How to Steal a Dog by Barbara O’Connor

January 7th, 2011

“Sometimes the trail you leave behind you is more important than the path ahead of you.”

How to Steal a Dog is easy to read, yet spoke a challenge into my own life. So often I’m not thankful for what I have and this book, without making me feel guilty, reminded me of how fortunate so many of us are.

Main character Georgina starts out the book soon after her mother, brother, and her are thrown out of their house. They live in their car and have to park it somewhere new every two days so the police won’t hassle them. One day Georgina sees a reward poster for a lost dog and decides to steal a dog and wait for a reward to be offered.
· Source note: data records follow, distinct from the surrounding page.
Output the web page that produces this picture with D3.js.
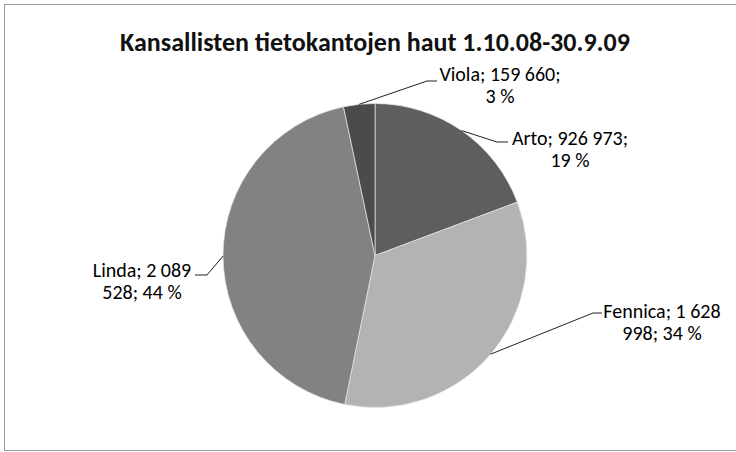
<!DOCTYPE html>
<html>
<head>
<meta charset="utf-8">
<script src="https://cdn.jsdelivr.net/npm/d3@7"></script>
<style>
  body { margin: 0; background: #fff; }
  svg text { font-family: Carlito, Lato, "Liberation Sans", sans-serif; }
</style>
</head>
<body>
<svg id="chart" width="736" height="452"></svg>
<script>
// tiedot
const nimet = ["Arto", "Fennica", "Linda", "Viola"];
const haut = [926973, 1628998, 2089528, 159660];
const arvoTekstit = ["926 973", "1 628 998", "2 089 528", "159 660"];
const osuudet = ["19 %", "34 %", "44 %", "3 %"];
const otsikko = "Kansallisten tietokantojen haut 1.10.08-30.9.09";

const width = 736;
const height = 452;
const cx = 375, cy = 255.5;
const radius = 152;
const colors = ["#5e5e5e", "#b3b3b3", "#828282", "#4b4b4b"];

// label lines are split like in the original (excel wraps them)
const labelLines = [
    [nimet[0] + "; " + arvoTekstit[0] + ";", osuudet[0]],
    [nimet[1] + "; 1 628", "998; " + osuudet[1]],
    [nimet[2] + "; 2 089", "528; " + osuudet[2]],
    [nimet[3] + "; " + arvoTekstit[3] + ";", osuudet[3]]
];
// label placement: text center x, first baseline y, elbow x/y, line end x
const labelPos = [
    { tx: 570, ty: 145, ex: 497, ey: 142, endX: 508 },
    { tx: 662, ty: 318, ex: 593, ey: 313, endX: 602 },
    { tx: 142, ty: 277, ex: 207, ey: 275, endX: 195 },
    { tx: 500, ty: 81, ex: 427, ey: 81, endX: 437 }
];

const svg = d3.select("#chart");

svg.append("rect")
    .attr("x", 4.5)
    .attr("y", 4.5)
    .attr("width", 760)
    .attr("height", 446)
    .attr("fill", "#fff")
    .attr("stroke", "#9a9a9a")
    .attr("stroke-width", 1);

svg.append("text")
    .attr("x", cx)
    .attr("y", 51)
    .attr("text-anchor", "middle")
    .style("font-size", "26px")
    .style("font-weight", "bold")
    .style("fill", "#111")
    .text(otsikko);

const pie = d3.pie().value(d => d).sort(null);
const arc = d3.arc().innerRadius(0).outerRadius(radius);
const edge = d3.arc().innerRadius(radius).outerRadius(radius);

const g = svg.append("g").attr("transform", `translate(${cx}, ${cy})`);

const arcs = pie(haut);

g.selectAll(".slice")
    .data(arcs)
    .enter().append("path")
    .attr("class", "slice")
    .attr("d", arc)
    .attr("fill", (d, i) => colors[i])
    .attr("stroke", "#e8e8e8")
    .attr("stroke-width", 0.7);

// leader lines ja tekstit
arcs.forEach((d, i) => {
    const p = edge.centroid(d);
    const lp = labelPos[i];
    svg.append("polyline")
        .attr("points", `${cx + p[0]},${cy + p[1]} ${lp.ex},${lp.ey} ${lp.endX},${lp.ey}`)
        .attr("fill", "none")
        .attr("stroke", "#222")
        .attr("stroke-width", 1);

    const t = svg.append("text")
        .attr("text-anchor", "middle")
        .style("font-size", "20px")
        .style("fill", "#000");
    labelLines[i].forEach((line, k) => {
        t.append("tspan")
            .attr("x", lp.tx)
            .attr("y", lp.ty + k * 22)
            .text(line);
    });
});
</script>
</body>
</html>
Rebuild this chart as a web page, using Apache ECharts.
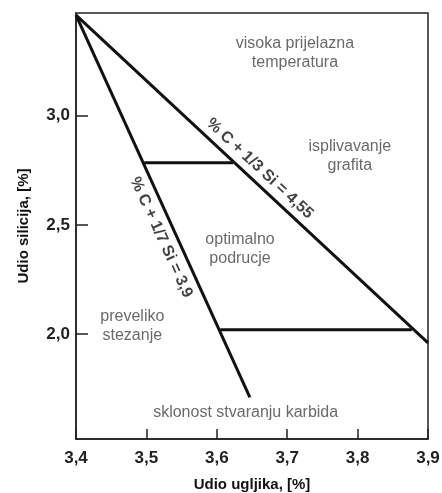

Author Barbara O’Connor does a fantastic job of describing a hard situation without becoming preachy. We’re not guilted into liking Georgina; we care about her and yet we’re able to disagree with her decisions. O’Connor also adds very realistic details about what it’s like to have to take baths in the sink at McDonald’s or wash your clothes in the bathroom at Texaco. The adults are not portrayed as complete morons, which is sometimes a rarity in YA fiction, but the story still depends on the protagonist’s actions.

This book is another quick. enjoyable read. I don’t read that quickly and even I was able to finish it in one day. Definitely worth checking out. Also, if you’re interested in helping people in the same situation as Georgina, you might look at organizations like the House of Refuge or St. Mary’s Food Bank for a place to start.

24,550 students in Arizona were homeless last year.

Mockingjay by Suzanne Collins

August 27th, 2010

Usually I give some plot points in my reviews but I will deviate from that for Mockingjay. I also try to recommend books for librarians to put on their shelves and this is a no-brainer, so we’ll get that recommendation out of the way.

What I will say is that Mockingjay is dark. Kat has always struggled with the isolation of life in a very tangible way. I love that, even though she may fight it, there are people who are willing to do the right thing to help her out. Yet, the sacrifices that have been made and will need to be made for peace compound in the final book of the trilogy, leaving her trying to figure stuff out on her own.

I’m intrigued to hear more reactions from students about the differences in this book from the other two. There’s no more glamor of the Capitol. There’s no “good guy group, bad guy group”. There’s war.

Mockingjay is a good end to the trilogy, maintaining the themes of the fragility of life and the lingering consequences of choices made. Both concepts were building in the first two books and, when added to Collins’ skillful characterization, we have a lot of emotions riding on the ending.

I enjoyed it. It met my expectations. I’m trying to think which one of the trilogy is my favorite.

Oh, yeah, and Kat ends up with… just kidding. No spoilers here.